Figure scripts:
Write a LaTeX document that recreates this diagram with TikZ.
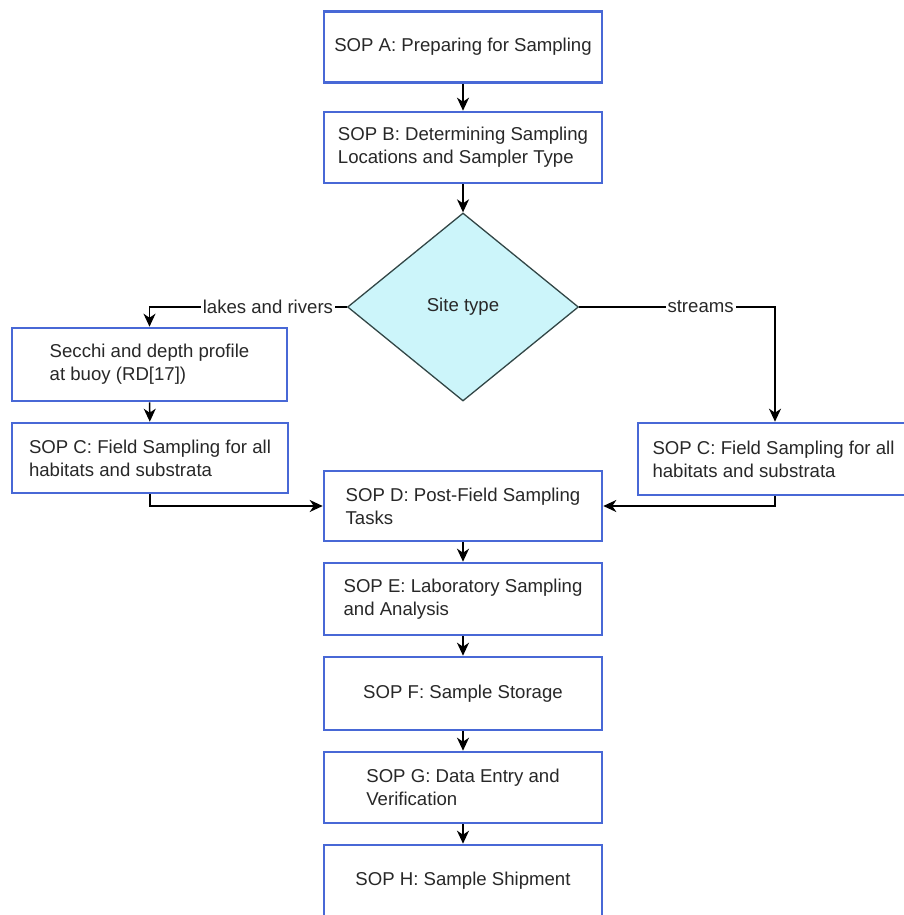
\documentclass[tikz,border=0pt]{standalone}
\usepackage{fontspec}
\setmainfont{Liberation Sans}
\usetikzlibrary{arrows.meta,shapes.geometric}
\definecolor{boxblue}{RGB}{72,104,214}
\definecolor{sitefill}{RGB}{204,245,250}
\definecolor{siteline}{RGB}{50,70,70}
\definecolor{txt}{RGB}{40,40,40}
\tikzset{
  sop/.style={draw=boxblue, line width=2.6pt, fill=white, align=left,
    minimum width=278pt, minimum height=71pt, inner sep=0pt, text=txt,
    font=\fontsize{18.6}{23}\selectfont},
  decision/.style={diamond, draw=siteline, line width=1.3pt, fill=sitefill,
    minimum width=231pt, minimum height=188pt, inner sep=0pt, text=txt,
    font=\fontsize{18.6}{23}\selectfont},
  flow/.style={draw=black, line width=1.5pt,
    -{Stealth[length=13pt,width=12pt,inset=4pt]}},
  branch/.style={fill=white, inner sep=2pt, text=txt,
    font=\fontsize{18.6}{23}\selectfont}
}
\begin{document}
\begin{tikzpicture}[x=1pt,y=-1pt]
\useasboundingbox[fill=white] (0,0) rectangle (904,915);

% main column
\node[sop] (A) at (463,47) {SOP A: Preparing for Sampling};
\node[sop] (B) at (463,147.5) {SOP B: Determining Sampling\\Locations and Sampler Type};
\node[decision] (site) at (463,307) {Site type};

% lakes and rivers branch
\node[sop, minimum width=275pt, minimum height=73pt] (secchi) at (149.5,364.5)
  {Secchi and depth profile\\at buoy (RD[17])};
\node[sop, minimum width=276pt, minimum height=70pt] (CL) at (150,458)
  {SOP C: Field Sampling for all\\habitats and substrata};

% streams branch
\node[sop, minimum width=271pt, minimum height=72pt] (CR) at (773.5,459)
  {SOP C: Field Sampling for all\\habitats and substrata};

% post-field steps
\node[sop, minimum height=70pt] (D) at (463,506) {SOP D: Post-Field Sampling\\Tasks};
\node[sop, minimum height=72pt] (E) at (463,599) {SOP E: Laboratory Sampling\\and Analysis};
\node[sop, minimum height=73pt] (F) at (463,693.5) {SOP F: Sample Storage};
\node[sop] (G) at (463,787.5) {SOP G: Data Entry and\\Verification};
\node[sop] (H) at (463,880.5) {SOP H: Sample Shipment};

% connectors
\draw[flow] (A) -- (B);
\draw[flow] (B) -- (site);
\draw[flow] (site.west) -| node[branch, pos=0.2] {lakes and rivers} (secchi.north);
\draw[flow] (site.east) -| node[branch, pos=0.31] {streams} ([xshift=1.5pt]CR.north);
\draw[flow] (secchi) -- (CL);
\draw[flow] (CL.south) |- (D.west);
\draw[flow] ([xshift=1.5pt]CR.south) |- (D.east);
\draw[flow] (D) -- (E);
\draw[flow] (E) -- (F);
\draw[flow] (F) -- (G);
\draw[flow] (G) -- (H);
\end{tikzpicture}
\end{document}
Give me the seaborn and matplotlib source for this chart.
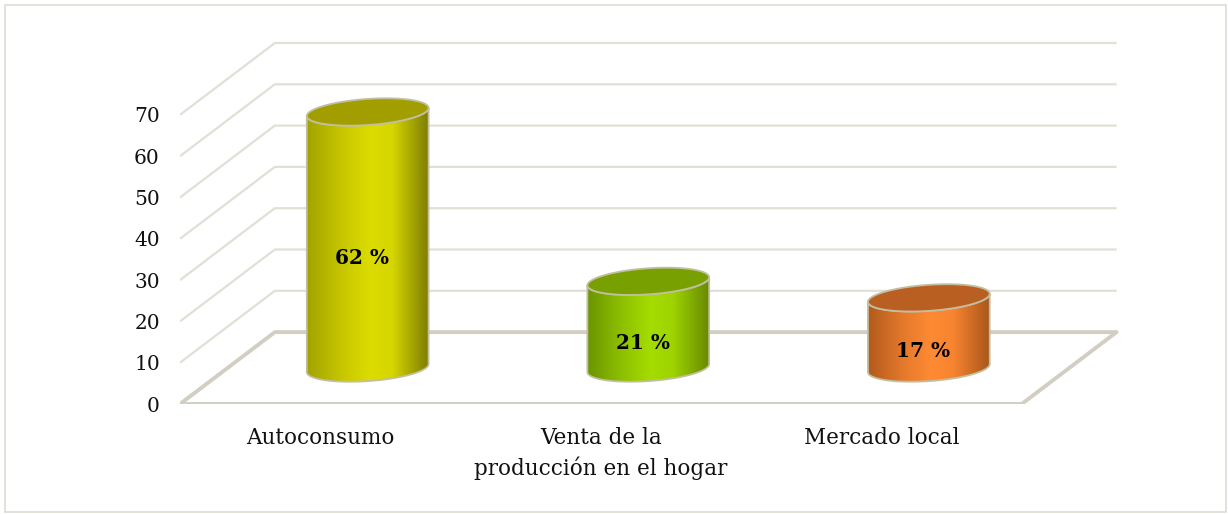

— Problem to work on —
Restate the material word for word from its first line through the line containing "(H) at (463,880.5)", both included; the pictures do not belong in it.

— Answer in full —
Write a LaTeX document that recreates this diagram with TikZ.
\documentclass[tikz,border=0pt]{standalone}
\usepackage{fontspec}
\setmainfont{Liberation Sans}
\usetikzlibrary{arrows.meta,shapes.geometric}
\definecolor{boxblue}{RGB}{72,104,214}
\definecolor{sitefill}{RGB}{204,245,250}
\definecolor{siteline}{RGB}{50,70,70}
\definecolor{txt}{RGB}{40,40,40}
\tikzset{
  sop/.style={draw=boxblue, line width=2.6pt, fill=white, align=left,
    minimum width=278pt, minimum height=71pt, inner sep=0pt, text=txt,
    font=\fontsize{18.6}{23}\selectfont},
  decision/.style={diamond, draw=siteline, line width=1.3pt, fill=sitefill,
    minimum width=231pt, minimum height=188pt, inner sep=0pt, text=txt,
    font=\fontsize{18.6}{23}\selectfont},
  flow/.style={draw=black, line width=1.5pt,
    -{Stealth[length=13pt,width=12pt,inset=4pt]}},
  branch/.style={fill=white, inner sep=2pt, text=txt,
    font=\fontsize{18.6}{23}\selectfont}
}
\begin{document}
\begin{tikzpicture}[x=1pt,y=-1pt]
\useasboundingbox[fill=white] (0,0) rectangle (904,915);

% main column
\node[sop] (A) at (463,47) {SOP A: Preparing for Sampling};
\node[sop] (B) at (463,147.5) {SOP B: Determining Sampling\\Locations and Sampler Type};
\node[decision] (site) at (463,307) {Site type};

% lakes and rivers branch
\node[sop, minimum width=275pt, minimum height=73pt] (secchi) at (149.5,364.5)
  {Secchi and depth profile\\at buoy (RD[17])};
\node[sop, minimum width=276pt, minimum height=70pt] (CL) at (150,458)
  {SOP C: Field Sampling for all\\habitats and substrata};

% streams branch
\node[sop, minimum width=271pt, minimum height=72pt] (CR) at (773.5,459)
  {SOP C: Field Sampling for all\\habitats and substrata};

% post-field steps
\node[sop, minimum height=70pt] (D) at (463,506) {SOP D: Post-Field Sampling\\Tasks};
\node[sop, minimum height=72pt] (E) at (463,599) {SOP E: Laboratory Sampling\\and Analysis};
\node[sop, minimum height=73pt] (F) at (463,693.5) {SOP F: Sample Storage};
\node[sop] (G) at (463,787.5) {SOP G: Data Entry and\\Verification};
\node[sop] (H) at (463,880.5) {SOP H: Sample Shipment};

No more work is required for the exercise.